> _Instruction_: Leave out the pictures; transcribe all else exactly.

........

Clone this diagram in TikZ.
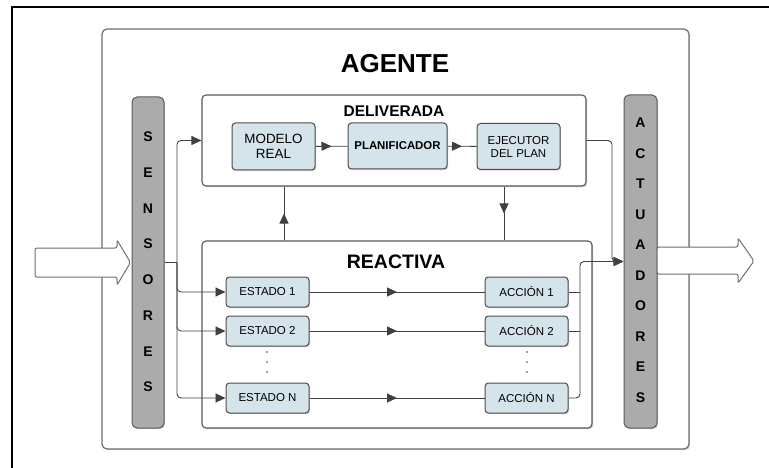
\documentclass[tikz,border=0pt]{standalone}
\usepackage{fontspec}
\setmainfont{Liberation Sans}
\usetikzlibrary{arrows.meta,shadows,decorations.markings,calc}
\definecolor{boxfill}{HTML}{D5E3EB}
\definecolor{boxdraw}{HTML}{4D4D4D}
\definecolor{bardraw}{HTML}{5A5A5A}
\definecolor{barfill}{HTML}{ABABAB}
\definecolor{linecol}{HTML}{404040}
\definecolor{framecol}{HTML}{6E6E6E}
\tikzset{
 myshadow/.style={drop shadow={shadow xshift=1.2pt,shadow yshift=-1.2pt,opacity=0.35}},
 agentbox/.style={draw=framecol, fill=white, line width=1.2pt, rounded corners=5pt, myshadow, inner sep=0pt},
 panel/.style={draw=framecol!80!black, fill=white, line width=1.1pt, rounded corners=4pt, myshadow, inner sep=0pt},
 blockbox/.style={draw=boxdraw, fill=boxfill, line width=1pt, rounded corners=3.5pt, inner sep=0pt, align=center, font=\fontsize{11.5}{13}\selectfont, myshadow},
 bar/.style={draw=bardraw, fill=barfill, line width=1pt, rounded corners=5pt, inner sep=0pt, myshadow},
 conn/.style={draw=linecol, line width=0.9pt},
 endarr/.style={conn, -{Triangle[length=10pt,width=9pt]}},
 midarr/.style={conn, postaction={decorate}, decoration={markings, mark=at position 0.5 with {\arrow[linecol]{Triangle[length=10pt,width=9pt]}}}},
 fatarrow/.style={draw=framecol, fill=white, line width=1pt, rounded corners=2pt},
 letter/.style={font=\bfseries\fontsize{14}{16}\selectfont, inner sep=0pt},
 title/.style={font=\bfseries, inner sep=0pt},
}
\begin{document}
\begin{tikzpicture}[x=1pt,y=-1pt]
\useasboundingbox (0,0) rectangle (769,468);
% frame
\draw[line width=2pt] (12,468) -- (12,7) -- (769,7);
% agent
\node[agentbox, minimum width=587pt, minimum height=420pt] (agent) at (395.5,239) {};
\node[title, font=\bfseries\fontsize{26}{30}\selectfont] (agtitle) at (395,64) {AGENTE};
% bars
\node[bar, minimum width=32pt, minimum height=331pt] (sens) at (148,262.5) {};
\node[bar, minimum width=33pt, minimum height=333pt] (act) at (640.5,261.5) {};
\foreach \l [count=\i from 0] in {S,E,N,S,O,R,E,S}
  \node[letter] (s\i) at (148,{137+35.7*\i}) {\l};
\foreach \l [count=\i from 0] in {A,C,T,U,A,D,O,R,E,S}
  \node[letter] (t\i) at (640.5,{123+30.5*\i}) {\l};
% panels
\node[panel, minimum width=384pt, minimum height=91pt] (delib) at (394,140.5) {};
\node[title, font=\bfseries\fontsize{15.5}{18}\selectfont] (dtitle) at (394,111) {DELIVERADA};
\node[panel, minimum width=390pt, minimum height=187pt] (react) at (397,334.5) {};
\node[title, font=\bfseries\fontsize{19.5}{22}\selectfont] (rtitle) at (396,262) {REACTIVA};
% deliberative blocks
\node[blockbox, minimum width=83pt, minimum height=47pt, font=\fontsize{13.4}{15}\selectfont] (mod) at (273.5,146.5) {MODELO\\REAL};
\node[blockbox, minimum width=99pt, minimum height=46pt, font=\bfseries\fontsize{11.4}{13}\selectfont] (plan) at (397.5,146) {PLANIFICADOR};
\node[blockbox, minimum width=83pt, minimum height=46pt] (ejec) at (518.5,146.5) {EJECUTOR\\DEL PLAN};
% reactive blocks
\node[blockbox, minimum width=83pt, minimum height=30pt] (e1) at (267.5,292) {ESTADO 1};
\node[blockbox, minimum width=83pt, minimum height=30pt] (e2) at (267.5,331) {ESTADO 2};
\node[blockbox, minimum width=83pt, minimum height=30pt] (eN) at (267.5,398) {ESTADO N};
\node[blockbox, minimum width=83pt, minimum height=30pt] (a1) at (526.5,292) {ACCIÓN 1};
\node[blockbox, minimum width=83pt, minimum height=30pt] (a2) at (526.5,331) {ACCIÓN 2};
\node[blockbox, minimum width=83pt, minimum height=30pt] (aN) at (526.5,398) {ACCIÓN N};
% dots
\foreach \y in {352,362,372} {
  \fill[linecol] (267,\y) circle (0.9);
  \fill[linecol] (527,\y) circle (0.9);
}
% connectors inside
\draw[midarr] (mod) -- (plan);
\draw[midarr] (plan) -- (ejec);
\draw[midarr] (e1) -- (a1);
\draw[midarr] (e2) -- (a2);
\draw[midarr] (eN) -- (aN);
\coordinate (ux) at (284,0);
\coordinate (dx) at (504,0);
\draw[midarr] (ux |- react.north) -- (ux |- delib.south);
\draw[midarr] (dx |- delib.south) -- (dx |- react.north);
% sensors
\coordinate (sj) at (177,262.5);
\draw[conn] (sens.east) -- (sj);
\draw[endarr, rounded corners=4pt] (sj) |- (delib.west);
\draw[endarr, rounded corners=4pt] (sj) |- (e1.west);
\draw[endarr, rounded corners=4pt] (sj) |- (e2.west);
\draw[endarr, rounded corners=4pt] (sj) |- (eN.west);
% actuators
\coordinate (aj) at (580,261.5);
\coordinate (ej) at (612,140.5);
\draw[conn] (a1.east) -- (a1.east -| aj);
\draw[conn] (a2.east) -- (a2.east -| aj);
\draw[endarr, rounded corners=4pt] (aN.east) -| (aj) -- (act.west);
\draw[endarr, rounded corners=4pt] (delib.east) -- (ej) |- (act.west);
% fat arrows
\draw[fatarrow] (35,248) -- (117,248) -- (117,240) -- (130.5,262.5) -- (117,285) -- (117,277) -- (35,277) -- cycle;
\draw[fatarrow] (657,247) -- (738,247) -- (738,238) -- (754,261) -- (738,283) -- (738,274) -- (657,274) -- cycle;
\end{tikzpicture}
\end{document}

........

> _Full response_:
Clone this diagram in TikZ.
\documentclass[tikz,border=0pt]{standalone}
\usepackage{fontspec}
\setmainfont{Liberation Sans}
\usetikzlibrary{arrows.meta,shadows,decorations.markings,calc}
\definecolor{boxfill}{HTML}{D5E3EB}
\definecolor{boxdraw}{HTML}{4D4D4D}
\definecolor{bardraw}{HTML}{5A5A5A}
\definecolor{barfill}{HTML}{ABABAB}
\definecolor{linecol}{HTML}{404040}
\definecolor{framecol}{HTML}{6E6E6E}
\tikzset{
 myshadow/.style={drop shadow={shadow xshift=1.2pt,shadow yshift=-1.2pt,opacity=0.35}},
 agentbox/.style={draw=framecol, fill=white, line width=1.2pt, rounded corners=5pt, myshadow, inner sep=0pt},
 panel/.style={draw=framecol!80!black, fill=white, line width=1.1pt, rounded corners=4pt, myshadow, inner sep=0pt},
 blockbox/.style={draw=boxdraw, fill=boxfill, line width=1pt, rounded corners=3.5pt, inner sep=0pt, align=center, font=\fontsize{11.5}{13}\selectfont, myshadow},
 bar/.style={draw=bardraw, fill=barfill, line width=1pt, rounded corners=5pt, inner sep=0pt, myshadow},
 conn/.style={draw=linecol, line width=0.9pt},
 endarr/.style={conn, -{Triangle[length=10pt,width=9pt]}},
 midarr/.style={conn, postaction={decorate}, decoration={markings, mark=at position 0.5 with {\arrow[linecol]{Triangle[length=10pt,width=9pt]}}}},
 fatarrow/.style={draw=framecol, fill=white, line width=1pt, rounded corners=2pt},
 letter/.style={font=\bfseries\fontsize{14}{16}\selectfont, inner sep=0pt},
 title/.style={font=\bfseries, inner sep=0pt},
}
\begin{document}
\begin{tikzpicture}[x=1pt,y=-1pt]
\useasboundingbox (0,0) rectangle (769,468);
% frame
\draw[line width=2pt] (12,468) -- (12,7) -- (769,7);
% agent
\node[agentbox, minimum width=587pt, minimum height=420pt] (agent) at (395.5,239) {};
\node[title, font=\bfseries\fontsize{26}{30}\selectfont] (agtitle) at (395,64) {AGENTE};
% bars
\node[bar, minimum width=32pt, minimum height=331pt] (sens) at (148,262.5) {};
\node[bar, minimum width=33pt, minimum height=333pt] (act) at (640.5,261.5) {};
\foreach \l [count=\i from 0] in {S,E,N,S,O,R,E,S}
  \node[letter] (s\i) at (148,{137+35.7*\i}) {\l};
\foreach \l [count=\i from 0] in {A,C,T,U,A,D,O,R,E,S}
  \node[letter] (t\i) at (640.5,{123+30.5*\i}) {\l};
% panels
\node[panel, minimum width=384pt, minimum height=91pt] (delib) at (394,140.5) {};
\node[title, font=\bfseries\fontsize{15.5}{18}\selectfont] (dtitle) at (394,111) {DELIVERADA};
\node[panel, minimum width=390pt, minimum height=187pt] (react) at (397,334.5) {};
\node[title, font=\bfseries\fontsize{19.5}{22}\selectfont] (rtitle) at (396,262) {REACTIVA};
% deliberative blocks
\node[blockbox, minimum width=83pt, minimum height=47pt, font=\fontsize{13.4}{15}\selectfont] (mod) at (273.5,146.5) {MODELO\\REAL};
\node[blockbox, minimum width=99pt, minimum height=46pt, font=\bfseries\fontsize{11.4}{13}\selectfont] (plan) at (397.5,146) {PLANIFICADOR};
\node[blockbox, minimum width=83pt, minimum height=46pt] (ejec) at (518.5,146.5) {EJECUTOR\\DEL PLAN};
% reactive blocks
\node[blockbox, minimum width=83pt, minimum height=30pt] (e1) at (267.5,292) {ESTADO 1};
\node[blockbox, minimum width=83pt, minimum height=30pt] (e2) at (267.5,331) {ESTADO 2};
\node[blockbox, minimum width=83pt, minimum height=30pt] (eN) at (267.5,398) {ESTADO N};
\node[blockbox, minimum width=83pt, minimum height=30pt] (a1) at (526.5,292) {ACCIÓN 1};
\node[blockbox, minimum width=83pt, minimum height=30pt] (a2) at (526.5,331) {ACCIÓN 2};
\node[blockbox, minimum width=83pt, minimum height=30pt] (aN) at (526.5,398) {ACCIÓN N};
% dots
\foreach \y in {352,362,372} {
  \fill[linecol] (267,\y) circle (0.9);
  \fill[linecol] (527,\y) circle (0.9);
}
% connectors inside
\draw[midarr] (mod) -- (plan);
\draw[midarr] (plan) -- (ejec);
\draw[midarr] (e1) -- (a1);
\draw[midarr] (e2) -- (a2);
\draw[midarr] (eN) -- (aN);
\coordinate (ux) at (284,0);
\coordinate (dx) at (504,0);
\draw[midarr] (ux |- react.north) -- (ux |- delib.south);
\draw[midarr] (dx |- delib.south) -- (dx |- react.north);
% sensors
\coordinate (sj) at (177,262.5);
\draw[conn] (sens.east) -- (sj);
\draw[endarr, rounded corners=4pt] (sj) |- (delib.west);
\draw[endarr, rounded corners=4pt] (sj) |- (e1.west);
\draw[endarr, rounded corners=4pt] (sj) |- (e2.west);
\draw[endarr, rounded corners=4pt] (sj) |- (eN.west);
% actuators
\coordinate (aj) at (580,261.5);
\coordinate (ej) at (612,140.5);
\draw[conn] (a1.east) -- (a1.east -| aj);
\draw[conn] (a2.east) -- (a2.east -| aj);
\draw[endarr, rounded corners=4pt] (aN.east) -| (aj) -- (act.west);
\draw[endarr, rounded corners=4pt] (delib.east) -- (ej) |- (act.west);
% fat arrows
\draw[fatarrow] (35,248) -- (117,248) -- (117,240) -- (130.5,262.5) -- (117,285) -- (117,277) -- (35,277) -- cycle;
\draw[fatarrow] (657,247) -- (738,247) -- (738,238) -- (754,261) -- (738,283) -- (738,274) -- (657,274) -- cycle;
\end{tikzpicture}
\end{document}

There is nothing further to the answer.